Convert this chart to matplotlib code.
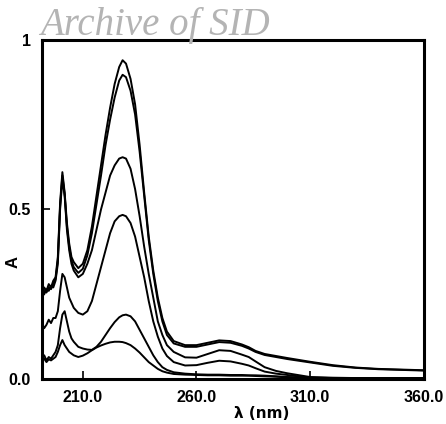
import matplotlib
matplotlib.use("Agg")
import matplotlib.pyplot as plt

# wavelength grid (nm) shared by all spectra
wl = [192, 193, 194, 195, 196, 197, 198, 199, 200, 201, 202, 203, 204, 205,
      206, 208, 210, 212, 214, 216, 218, 220, 222, 224, 226, 227.5,
      229, 231, 233, 235, 237, 239, 241, 243, 245, 247,
      250, 255, 260, 265, 270, 275, 280, 283, 286, 290, 295, 300,
      310, 320, 330, 340, 350, 360]

# absorbance of each spectrum
a1 = [0.25, 0.27, 0.26, 0.28, 0.27, 0.29, 0.30, 0.36, 0.52, 0.61, 0.55, 0.46, 0.40, 0.36,
      0.345, 0.327, 0.34, 0.38, 0.45, 0.54, 0.63, 0.72, 0.80, 0.87, 0.92, 0.94,
      0.93, 0.885, 0.81, 0.69, 0.55, 0.42, 0.32, 0.24, 0.18, 0.14,
      0.112, 0.10, 0.10, 0.107, 0.114, 0.112, 0.102, 0.094, 0.083, 0.074, 0.068, 0.062,
      0.051, 0.041, 0.034, 0.030, 0.028, 0.026]
a2 = [0.24, 0.26, 0.255, 0.27, 0.265, 0.28, 0.295, 0.35, 0.51, 0.60, 0.545, 0.45, 0.39, 0.35,
      0.33, 0.313, 0.325, 0.365, 0.43, 0.515, 0.60, 0.69, 0.765, 0.83, 0.88, 0.897,
      0.89, 0.85, 0.78, 0.67, 0.54, 0.41, 0.31, 0.23, 0.17, 0.13,
      0.105, 0.095, 0.095, 0.102, 0.109, 0.107, 0.098, 0.09, 0.08, 0.071, 0.065, 0.059,
      0.049, 0.039, 0.033, 0.029, 0.027, 0.025]
a3 = [0.245, 0.25, 0.265, 0.26, 0.275, 0.27, 0.29, 0.34, 0.50, 0.59, 0.54, 0.44, 0.38, 0.34,
      0.32, 0.30, 0.31, 0.34, 0.38, 0.44, 0.50, 0.55, 0.60, 0.63, 0.65, 0.654,
      0.65, 0.62, 0.56, 0.48, 0.39, 0.31, 0.24, 0.17, 0.13, 0.10,
      0.08, 0.064, 0.063, 0.074, 0.085, 0.083, 0.072, 0.065, 0.052, 0.035, 0.024, 0.017,
      0.006, 0.004, 0.003, 0.003, 0.003, 0.003]
a4 = [0.165, 0.15, 0.16, 0.175, 0.165, 0.18, 0.18, 0.20, 0.26, 0.31, 0.30, 0.27, 0.24, 0.225,
      0.21, 0.195, 0.19, 0.20, 0.23, 0.28, 0.33, 0.38, 0.43, 0.465, 0.48, 0.484,
      0.48, 0.46, 0.42, 0.36, 0.30, 0.23, 0.17, 0.125, 0.09, 0.068,
      0.05, 0.04, 0.041, 0.048, 0.054, 0.052, 0.045, 0.04, 0.032, 0.022, 0.016, 0.012,
      0.004, 0.003, 0.003, 0.003, 0.003, 0.003]
a5 = [0.06, 0.07, 0.055, 0.065, 0.06, 0.07, 0.08, 0.10, 0.15, 0.19, 0.20, 0.17, 0.14, 0.12,
      0.11, 0.095, 0.09, 0.087, 0.086, 0.095, 0.11, 0.13, 0.15, 0.168, 0.182, 0.188,
      0.19, 0.185, 0.17, 0.145, 0.12, 0.095, 0.07, 0.05, 0.035, 0.027,
      0.02, 0.016, 0.014, 0.013, 0.013, 0.012, 0.012, 0.011, 0.011, 0.01, 0.008, 0.006,
      0.004, 0.003, 0.003, 0.003, 0.003, 0.003]
a6 = [0.055, 0.06, 0.05, 0.058, 0.055, 0.06, 0.065, 0.08, 0.10, 0.115, 0.10, 0.09, 0.08, 0.075,
      0.07, 0.065, 0.069, 0.076, 0.085, 0.093, 0.099, 0.104, 0.108, 0.11, 0.11, 0.109,
      0.106, 0.10, 0.09, 0.078, 0.064, 0.05, 0.04, 0.03, 0.023, 0.019,
      0.015, 0.013, 0.012, 0.011, 0.011, 0.01, 0.01, 0.01, 0.009, 0.008, 0.007, 0.005,
      0.003, 0.003, 0.003, 0.003, 0.003, 0.003]

x_ticks = [210, 260, 310, 360]
x_labels = ["210.0", "260.0", "310.0", "360.0"]
y_ticks = [0, 0.5, 1]
y_labels = ["0.0", "0.5", "1"]

fig = plt.figure(figsize=(4.46, 4.24), dpi=100)
ax = fig.add_axes([0.094, 0.106, 0.856, 0.800])

for a in [a1, a2, a3, a4, a5, a6]:
    ax.plot(wl, a, color="black", lw=1.4)

ax.set_xlim(192, 360)
ax.set_ylim(0, 1)
ax.set_xticks(x_ticks)
ax.set_xticklabels(x_labels)
ax.set_yticks(y_ticks)
ax.set_yticklabels(y_labels)
ax.tick_params(direction="in", length=6, width=1.2, pad=8)
for lab in ax.get_xticklabels() + ax.get_yticklabels():
    lab.set_fontfamily("Liberation Sans")
    lab.set_fontweight("bold")
    lab.set_fontsize(11.5)
for s in ax.spines.values():
    s.set_linewidth(2.2)

ax.set_xlabel("λ (nm)", fontsize=11, fontweight="bold", family="DejaVu Sans")
ax.xaxis.set_label_coords(0.575, -0.078)
ax.set_ylabel("A", fontsize=12, fontweight="bold", family="Liberation Sans")
ax.yaxis.set_label_coords(-0.055, 0.345)

# scanned watermark at the top
fig.text(0.09, 0.918, "Archive of SID", family="Liberation Serif", style="italic",
         fontsize=28, color="#b4b4b4", ha="left", va="baseline")

fig.savefig("out.png", dpi=100)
════
WORK TO COMPLETE:
Except for the pictures, reproduce every line exactly.

ANSWER TO THIS TASK:
Convert this chart to matplotlib code.
import matplotlib
matplotlib.use("Agg")
import matplotlib.pyplot as plt

# wavelength grid (nm) shared by all spectra
wl = [192, 193, 194, 195, 196, 197, 198, 199, 200, 201, 202, 203, 204, 205,
      206, 208, 210, 212, 214, 216, 218, 220, 222, 224, 226, 227.5,
      229, 231, 233, 235, 237, 239, 241, 243, 245, 247,
      250, 255, 260, 265, 270, 275, 280, 283, 286, 290, 295, 300,
      310, 320, 330, 340, 350, 360]

# absorbance of each spectrum
a1 = [0.25, 0.27, 0.26, 0.28, 0.27, 0.29, 0.30, 0.36, 0.52, 0.61, 0.55, 0.46, 0.40, 0.36,
      0.345, 0.327, 0.34, 0.38, 0.45, 0.54, 0.63, 0.72, 0.80, 0.87, 0.92, 0.94,
      0.93, 0.885, 0.81, 0.69, 0.55, 0.42, 0.32, 0.24, 0.18, 0.14,
      0.112, 0.10, 0.10, 0.107, 0.114, 0.112, 0.102, 0.094, 0.083, 0.074, 0.068, 0.062,
      0.051, 0.041, 0.034, 0.030, 0.028, 0.026]
a2 = [0.24, 0.26, 0.255, 0.27, 0.265, 0.28, 0.295, 0.35, 0.51, 0.60, 0.545, 0.45, 0.39, 0.35,
      0.33, 0.313, 0.325, 0.365, 0.43, 0.515, 0.60, 0.69, 0.765, 0.83, 0.88, 0.897,
      0.89, 0.85, 0.78, 0.67, 0.54, 0.41, 0.31, 0.23, 0.17, 0.13,
      0.105, 0.095, 0.095, 0.102, 0.109, 0.107, 0.098, 0.09, 0.08, 0.071, 0.065, 0.059,
      0.049, 0.039, 0.033, 0.029, 0.027, 0.025]
a3 = [0.245, 0.25, 0.265, 0.26, 0.275, 0.27, 0.29, 0.34, 0.50, 0.59, 0.54, 0.44, 0.38, 0.34,
      0.32, 0.30, 0.31, 0.34, 0.38, 0.44, 0.50, 0.55, 0.60, 0.63, 0.65, 0.654,
      0.65, 0.62, 0.56, 0.48, 0.39, 0.31, 0.24, 0.17, 0.13, 0.10,
      0.08, 0.064, 0.063, 0.074, 0.085, 0.083, 0.072, 0.065, 0.052, 0.035, 0.024, 0.017,
      0.006, 0.004, 0.003, 0.003, 0.003, 0.003]
a4 = [0.165, 0.15, 0.16, 0.175, 0.165, 0.18, 0.18, 0.20, 0.26, 0.31, 0.30, 0.27, 0.24, 0.225,
      0.21, 0.195, 0.19, 0.20, 0.23, 0.28, 0.33, 0.38, 0.43, 0.465, 0.48, 0.484,
      0.48, 0.46, 0.42, 0.36, 0.30, 0.23, 0.17, 0.125, 0.09, 0.068,
      0.05, 0.04, 0.041, 0.048, 0.054, 0.052, 0.045, 0.04, 0.032, 0.022, 0.016, 0.012,
      0.004, 0.003, 0.003, 0.003, 0.003, 0.003]
a5 = [0.06, 0.07, 0.055, 0.065, 0.06, 0.07, 0.08, 0.10, 0.15, 0.19, 0.20, 0.17, 0.14, 0.12,
      0.11, 0.095, 0.09, 0.087, 0.086, 0.095, 0.11, 0.13, 0.15, 0.168, 0.182, 0.188,
      0.19, 0.185, 0.17, 0.145, 0.12, 0.095, 0.07, 0.05, 0.035, 0.027,
      0.02, 0.016, 0.014, 0.013, 0.013, 0.012, 0.012, 0.011, 0.011, 0.01, 0.008, 0.006,
      0.004, 0.003, 0.003, 0.003, 0.003, 0.003]
a6 = [0.055, 0.06, 0.05, 0.058, 0.055, 0.06, 0.065, 0.08, 0.10, 0.115, 0.10, 0.09, 0.08, 0.075,
      0.07, 0.065, 0.069, 0.076, 0.085, 0.093, 0.099, 0.104, 0.108, 0.11, 0.11, 0.109,
      0.106, 0.10, 0.09, 0.078, 0.064, 0.05, 0.04, 0.03, 0.023, 0.019,
      0.015, 0.013, 0.012, 0.011, 0.011, 0.01, 0.01, 0.01, 0.009, 0.008, 0.007, 0.005,
      0.003, 0.003, 0.003, 0.003, 0.003, 0.003]

x_ticks = [210, 260, 310, 360]
x_labels = ["210.0", "260.0", "310.0", "360.0"]
y_ticks = [0, 0.5, 1]
y_labels = ["0.0", "0.5", "1"]

fig = plt.figure(figsize=(4.46, 4.24), dpi=100)
ax = fig.add_axes([0.094, 0.106, 0.856, 0.800])

for a in [a1, a2, a3, a4, a5, a6]:
    ax.plot(wl, a, color="black", lw=1.4)

ax.set_xlim(192, 360)
ax.set_ylim(0, 1)
ax.set_xticks(x_ticks)
ax.set_xticklabels(x_labels)
ax.set_yticks(y_ticks)
ax.set_yticklabels(y_labels)
ax.tick_params(direction="in", length=6, width=1.2, pad=8)
for lab in ax.get_xticklabels() + ax.get_yticklabels():
    lab.set_fontfamily("Liberation Sans")
    lab.set_fontweight("bold")
    lab.set_fontsize(11.5)
for s in ax.spines.values():
    s.set_linewidth(2.2)

ax.set_xlabel("λ (nm)", fontsize=11, fontweight="bold", family="DejaVu Sans")
ax.xaxis.set_label_coords(0.575, -0.078)
ax.set_ylabel("A", fontsize=12, fontweight="bold", family="Liberation Sans")
ax.yaxis.set_label_coords(-0.055, 0.345)

# scanned watermark at the top
fig.text(0.09, 0.918, "Archive of SID", family="Liberation Serif", style="italic",
         fontsize=28, color="#b4b4b4", ha="left", va="baseline")

fig.savefig("out.png", dpi=100)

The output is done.